満里奈は恐ろしくなり、別れようと切り出したが、拒否された。だが、彼女はそれ以来彼とは会わないし、無視し続けているのだそうだ。
そのうち諦めるだろうと彼女は高を括っていたのだが――無言電話からはじまり、いろんなアドレスからの卑猥なメール。SNSにも嫌がらせの投稿。アカウントを変えてもすぐに見つけ出されてしまう。自宅の前で待ち構えているのはほぼ毎日――無視するにも限度がある。
「わかった! オレが君を守る」
満里奈の話を聞き終えたカン太は最後にそう言った。
彼女は安堵して、押し殺していた感情が溢れてきたのか、少し声を震わせていた。
「……うん。お願いね」
ふたりはコンビニを後にする。
ところが、コンビニを出てすぐに満里奈に異変が起こる。
みるみるうちに、彼女の顔が恐怖の色に染まっていく。
彼女の釘付けになった視線の先には――。
そう。あの赤いフェ◯ーリがとまっていたのだ。暗くてドライバーの顔がよく見えないが、彼女は西氷であると確信している。
カン太は満里奈に尋ねる。
「あいつなの?」
「うん……。あのナンバーは何回も見ているから」
「わかった」
そう言うとカン太は車に近づいていった。
「おい! お前いい加減にしろよ! 彼女は嫌がってるだろ!」
「…………」
「人の話きいてる?」
「…………」
車の中の西氷はじっと満里奈を見つめたまま、カン太を無視している。
そこで、カン太は埒があかないと見て、わざとウソをついた。
「じゃあ、いいこと教えてやるよ! 彼女には新しい彼氏がいる」
西氷は、その言葉に、大きく目を見開き、視線をカン太に向けた。
「……ウソだ。そんなはずはない。満里奈は俺を愛しているはずだ」
「じゃあ、彼女に聞いてみるんだな」
そういってカン太は満里奈に視線を送る。
満里奈は少しためらってから話し出す。
「……そうよ。いま、私、ここにいる吾川くんと付き合っているの!」
そう言うと満里奈はカン太に顔を寄せてきた。
目の前に彼女の顔がくる――。
唇に暖かくて柔らかい感触があった。
カン太は一瞬、頭の中が真っ白になる。
西氷の声がする。
「んだ。……なんだよ。コレ。なんなんだよ!!」
西氷は猛然と車を降りると、乱暴に満里奈の手を引っ張り無理やり車に乗せようとする。
カン太は叫ぶ。
「やめろ! 納得できないなら、オレと勝負しろ!」
「勝負だと? ヒャハハハ……いいだろう。俺が勝てば、お前は手を引くんだな?」
「約束する!」
「じゃあ、そこの公園で勝負といこうぜ!」
――公園につくと、勝負が始まった。
「ハハハハハハ……さあ、こいよ! 負ける気がしねぇ」
西氷は筋トレやスポーツで体を鍛えている。一方、カン太は運動嫌いの上、ゲームばかりやっていて、体力で敵うはずがない。

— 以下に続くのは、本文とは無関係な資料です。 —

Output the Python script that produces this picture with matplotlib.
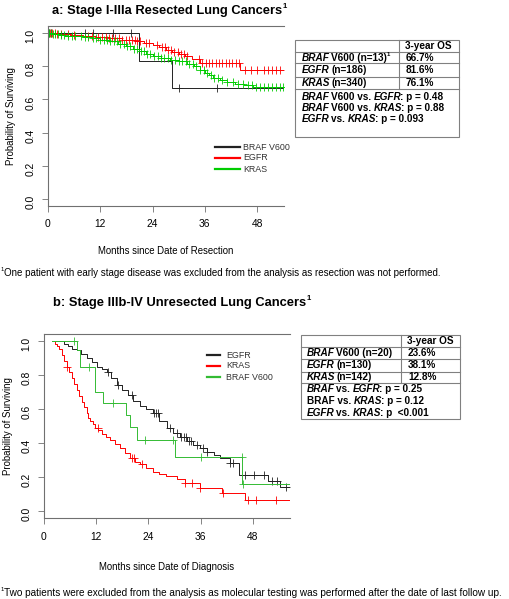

だが、ここは絶対に負けられない。彼女を守ると約束したのだ。
殴り合いの喧嘩が始まった――。
カン太はいきなり顔面に衝撃を受けた。
一瞬、クラっとして目の前が真っ暗になる。
足を払われてそのまま倒される。
起き上がろうとすると、次々にケリが入ってくる。
頭を腕でガードするのが精いっぱいで、防戦一方だ。
隙を見て攻撃しようとする。
だが、西氷は運動神経でも力でもカン太を上回っていた。
カン太の拳は全く西氷に届かない。
腹や顔面に容赦なく西氷のケリや拳が入る。
一方的な展開で三分もしないうちに、カン太は地面に伏した。
「どうだ? 降参か?」
そう言うと、西氷はカン太を引きずり起こしトドメをさそうとする。
その時のことだ。
カン太は朦朧とした意識の中で不思議な力が湧いてくる。
フルパワーで力強く立ち上がった。
予想していなかったカン太の動きによって、西氷の顎にカン太の頭がぶつかる。
ちょうど、頭突きをした格好だ。頭が激しく揺さぶられ、西氷は脳震盪を起こしたのか、その場に落ちた――。
「いててて……」
口や鼻から血が出て、ひどい顔になったていたが、カン太はこの勝負に辛くも勝ったようだ。
ふらふらと立ち上がると、麻里奈が駆け寄ってきた。
「私のために、ありがとう」
満里奈はそう言うと、カン太に抱きついた。カン太はよろけながら言う。
「約束しただろう。君を守るって……」
◇ ◇ ◇
それから、三日後のことだ。カン太宛てに一通の手紙が届く。
あやしいことに、その手紙には差出人の名がなかった。
なんだろう? と思いながら、手紙を開けると、ギョっとした。
中からカミソリの刃が出てきたのだ。
「誰だよ! こんなイタズラを――」
カン太は思う。
(わかったぞ! きっとあいつだ)
だが、そういう子供じみたイタズラで動じるようなカン太ではない。
ところが――
「キャー!!」
ベランダの方から、カン太の母である真帆の叫び声がした。
何事かとカン太が走りよると、彼女はベランダを指差している。
口を開けて声を出そうにも出ない様子だ。
とりあえず、ベランダを覗いてみる。
「ん? なんだ? これ……」
「……ね、ねえ、それ、ネコの尻尾よね?」
「きっとイタズラだよ。よくあるだろ? こういうリアルなイミテーション」
「ああ。それかぁ。ァハハ……」
カン太はおそるおそるそれを手に取る。その物体は切断部分から血が垂れている。
手にとった瞬間カン太はわかった。
「…………ほ、本物だぁ!!!」
カン太はそれをベランダから外に放り投げる。
「オーぉぉおぅ?! ……誰だぁー!!」
はるか下の方から、声がした。どうやら通行人に当たったらしい。
「す、すいません!」
「申し訳ありません!」
カン太と真帆はベランダ越しにできるだけ大きな声で、頭を下げて謝った。
「………………」
ちょっとカン太達の方を睨んでから、その通行人は黙って立ち去っていった。
カン太の心臓のドキドキは止まらない。額からは冷や汗が流れ落ちる。
カン太は思う。
(クソ! 絶対にあいつだ。やめさせないと!)
◇ ◇ ◇
翌日、学校で満里奈にカン太は事情を説明して、西氷の電話番号を聞くことにした。
「……というわけなんだ」
「ごめんなさい」
「いや、委員長が謝ることじゃない。悪いのはあいつ。それも証拠がない」
「でも……」
「とにかく、電話番号」
「あ、わかったわ」
そう言うと満里奈は自分の携帯から電話をかけた。だが、何度電話しても出ない。
「その番号、合ってるよね」
「もちろんよ。何度も使ってる番号よ」
「そうか……」
その時満里奈のアイフォンに着信が入った。
着信音は童謡の『おもちゃのマーチ』
委員長の意外すぎる着信音の設定に、一時なごむカン太ではあったが――。